20 novembro 2008

nem que seja à martelada


Alguns comentadores deste blogue têm vindo a acusar-me de eu não me prestar ao debate na blogosfera - o mais recente, suponho, foi o Luís Lavoura. É verdade que não o faço, embora não pelas razões que frequentemente me atribuem. Eu já expliquei mas gostaria de voltar ao tema.

Não se trata de qualquer desrespeito pelos leitores. Trata-se de que eu não acredito que, na nossa cultura, o debate das ideias, sobretudo em público, conduza a qualquer fim - e certamente que não à produção de ideias novas. O meu interesse pela blogosfera reside em ela ser uma excelente observatório - ou laboratório, como já anteriormente lhe chamei - sobre a cultura portuguesa e a personalidade do povo português, que é um tema que me interessa profundamente.

A nossa cultura detesta ideias novas - às vezes chamadas novidades - e, por isso, não deixa que elas sejam produzidas. A respeito da produção de ideias os portugueses são, por assim dizer, um zero-à-esquerda. Os portugueses possuem outros atributos, mas certamente que não esse. Esta é uma tese que eu tenho reiterado neste blogue. E aquele que é, na minha opinião, um dos mais argutos observadores de sempre da cultura e do espírito portugueses não tinha opinião diferente a este respeito:

"Julgo que entre as reais qualidades do nosso espírito não se conta uma forte independência mental.
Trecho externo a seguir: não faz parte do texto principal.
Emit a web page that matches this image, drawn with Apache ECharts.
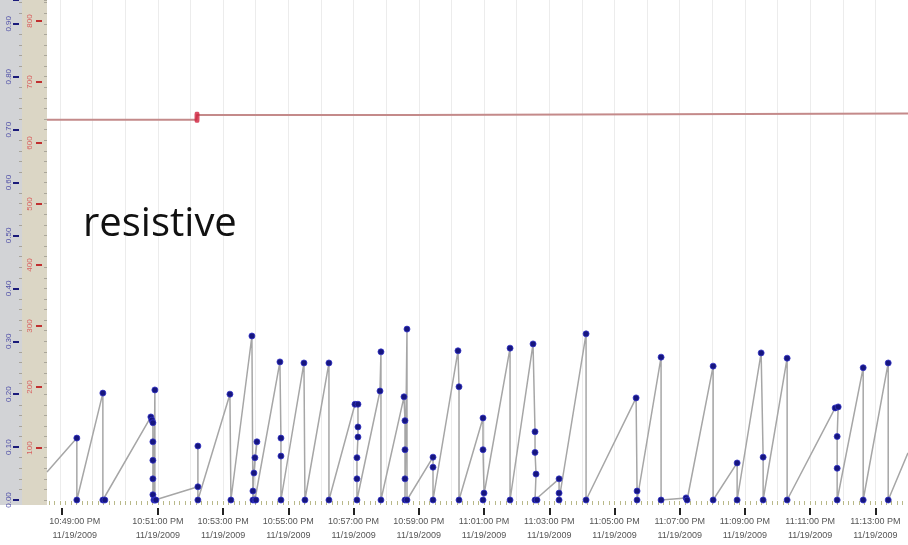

Somos capazes de glosar, desenvolver, aplicar ou rectificar ideias alheias; raro teremos lançado no Mundo uma concepção nova ou nos teremos emancipado completamente do jugo das concepções alheias" (1).

A principal tecnologia para a produção de ideias é o debate intelectual, cujas peças essenciais o Ricardo caracterizou apropriadamente em post anterior como sendo três - o desejo e a boa-fé para chegar à verdade, a coerência racional e a clareza da expressão. O que fazem as pessoas numa cultura que detesta ideias? O mesmo que fariam numa cultura que detesta gelados - partem as máquinas de gelados. A forma mais eficaz de impedir a produção de ideias é destruir a sua tecnologia de produção - o debate intelectual.

Esta destruição não é premeditada nem sequer intencional, mas puramente espontânea e, por isso, ocorre independentemente de alguém se aperceber disso. Sabotar o debate intelectual, partir a maquinaria da produção de ideias utilizando todos os instrumentos que estiverem à mão, nem que seja à martelada, de maneira que, no final, não fique a mínima possibilidade sequer de as pessoas se entenderem acerca de uma ideia, é, portanto, uma das características mais salientes da cultura portuguesa.

O meu interesse pela blogosfera reside em ela permitir obervar estes processos espontâneos que seriam de muito mais difícil e lenta obervação em qualquer outro meio de comunicação social. Quanto ao debate de ideias, ele não serve para nada em Portugal. O debate de ideias é uma instituição útil nos países que apreciam ideias novas, como os países de tradição protestante, e por isso é daí que saem predominantemente a ciência e os homens de pensamento.
(1) Salazar, Discursos, op. cit., vol IV, pp. 248-9.